- [WHAT IS EXPECTED]:
Reproduce the listing below exactly, minus its pictures.

- [SOURCE MATERIAL]:
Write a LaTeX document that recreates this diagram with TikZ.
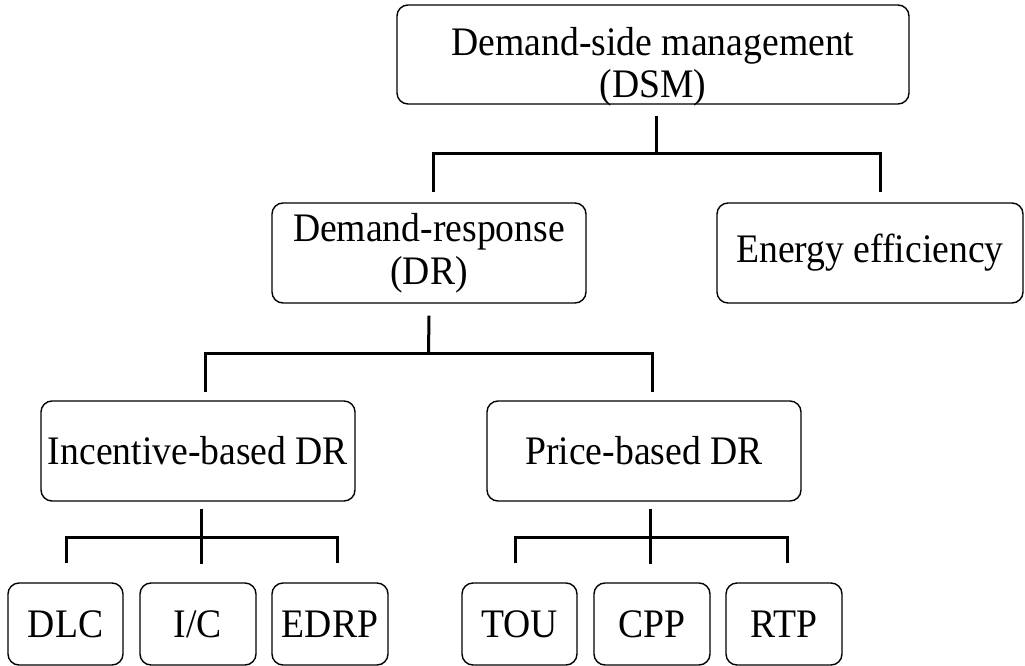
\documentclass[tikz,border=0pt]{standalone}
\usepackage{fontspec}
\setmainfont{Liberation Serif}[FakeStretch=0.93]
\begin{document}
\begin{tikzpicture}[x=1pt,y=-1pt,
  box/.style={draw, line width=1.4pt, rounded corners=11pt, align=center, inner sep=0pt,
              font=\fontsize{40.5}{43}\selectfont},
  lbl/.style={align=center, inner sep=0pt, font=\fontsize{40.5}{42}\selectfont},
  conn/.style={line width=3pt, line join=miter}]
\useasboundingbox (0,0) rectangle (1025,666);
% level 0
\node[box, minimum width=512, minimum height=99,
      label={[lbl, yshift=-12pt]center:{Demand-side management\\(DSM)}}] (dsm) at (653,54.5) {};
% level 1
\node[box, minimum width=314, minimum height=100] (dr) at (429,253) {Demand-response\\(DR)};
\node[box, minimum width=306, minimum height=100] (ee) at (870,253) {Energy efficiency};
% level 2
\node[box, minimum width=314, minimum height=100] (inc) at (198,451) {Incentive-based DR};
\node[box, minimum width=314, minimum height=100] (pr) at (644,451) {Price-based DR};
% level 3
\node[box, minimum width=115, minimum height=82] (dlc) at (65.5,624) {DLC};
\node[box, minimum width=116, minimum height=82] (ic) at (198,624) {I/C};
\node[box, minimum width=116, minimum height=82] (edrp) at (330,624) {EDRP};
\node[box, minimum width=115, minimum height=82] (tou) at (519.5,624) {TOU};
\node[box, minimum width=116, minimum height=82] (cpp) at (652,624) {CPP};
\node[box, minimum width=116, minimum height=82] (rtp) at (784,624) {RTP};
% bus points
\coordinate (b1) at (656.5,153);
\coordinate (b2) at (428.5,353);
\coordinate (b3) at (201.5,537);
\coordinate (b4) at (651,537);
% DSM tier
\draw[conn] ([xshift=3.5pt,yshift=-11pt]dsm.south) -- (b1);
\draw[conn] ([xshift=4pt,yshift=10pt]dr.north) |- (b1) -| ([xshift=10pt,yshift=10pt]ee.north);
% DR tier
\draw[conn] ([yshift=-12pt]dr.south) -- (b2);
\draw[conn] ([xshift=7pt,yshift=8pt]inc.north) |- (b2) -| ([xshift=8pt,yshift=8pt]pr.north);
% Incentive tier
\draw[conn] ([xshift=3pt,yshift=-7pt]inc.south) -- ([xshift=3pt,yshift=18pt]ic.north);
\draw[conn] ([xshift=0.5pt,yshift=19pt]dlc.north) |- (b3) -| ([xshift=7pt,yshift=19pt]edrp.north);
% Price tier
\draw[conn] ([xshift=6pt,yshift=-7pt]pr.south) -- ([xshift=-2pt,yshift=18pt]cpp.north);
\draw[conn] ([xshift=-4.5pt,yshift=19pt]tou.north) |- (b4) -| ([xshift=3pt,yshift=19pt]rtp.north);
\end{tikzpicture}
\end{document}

- [ANSWER FOR THIS EXERCISE]:
Write a LaTeX document that recreates this diagram with TikZ.
\documentclass[tikz,border=0pt]{standalone}
\usepackage{fontspec}
\setmainfont{Liberation Serif}[FakeStretch=0.93]
\begin{document}
\begin{tikzpicture}[x=1pt,y=-1pt,
  box/.style={draw, line width=1.4pt, rounded corners=11pt, align=center, inner sep=0pt,
              font=\fontsize{40.5}{43}\selectfont},
  lbl/.style={align=center, inner sep=0pt, font=\fontsize{40.5}{42}\selectfont},
  conn/.style={line width=3pt, line join=miter}]
\useasboundingbox (0,0) rectangle (1025,666);
% level 0
\node[box, minimum width=512, minimum height=99,
      label={[lbl, yshift=-12pt]center:{Demand-side management\\(DSM)}}] (dsm) at (653,54.5) {};
% level 1
\node[box, minimum width=314, minimum height=100] (dr) at (429,253) {Demand-response\\(DR)};
\node[box, minimum width=306, minimum height=100] (ee) at (870,253) {Energy efficiency};
% level 2
\node[box, minimum width=314, minimum height=100] (inc) at (198,451) {Incentive-based DR};
\node[box, minimum width=314, minimum height=100] (pr) at (644,451) {Price-based DR};
% level 3
\node[box, minimum width=115, minimum height=82] (dlc) at (65.5,624) {DLC};
\node[box, minimum width=116, minimum height=82] (ic) at (198,624) {I/C};
\node[box, minimum width=116, minimum height=82] (edrp) at (330,624) {EDRP};
\node[box, minimum width=115, minimum height=82] (tou) at (519.5,624) {TOU};
\node[box, minimum width=116, minimum height=82] (cpp) at (652,624) {CPP};
\node[box, minimum width=116, minimum height=82] (rtp) at (784,624) {RTP};
% bus points
\coordinate (b1) at (656.5,153);
\coordinate (b2) at (428.5,353);
\coordinate (b3) at (201.5,537);
\coordinate (b4) at (651,537);
% DSM tier
\draw[conn] ([xshift=3.5pt,yshift=-11pt]dsm.south) -- (b1);
\draw[conn] ([xshift=4pt,yshift=10pt]dr.north) |- (b1) -| ([xshift=10pt,yshift=10pt]ee.north);
% DR tier
\draw[conn] ([yshift=-12pt]dr.south) -- (b2);
\draw[conn] ([xshift=7pt,yshift=8pt]inc.north) |- (b2) -| ([xshift=8pt,yshift=8pt]pr.north);
% Incentive tier
\draw[conn] ([xshift=3pt,yshift=-7pt]inc.south) -- ([xshift=3pt,yshift=18pt]ic.north);
\draw[conn] ([xshift=0.5pt,yshift=19pt]dlc.north) |- (b3) -| ([xshift=7pt,yshift=19pt]edrp.north);
% Price tier
\draw[conn] ([xshift=6pt,yshift=-7pt]pr.south) -- ([xshift=-2pt,yshift=18pt]cpp.north);
\draw[conn] ([xshift=-4.5pt,yshift=19pt]tou.north) |- (b4) -| ([xshift=3pt,yshift=19pt]rtp.north);
\end{tikzpicture}
\end{document}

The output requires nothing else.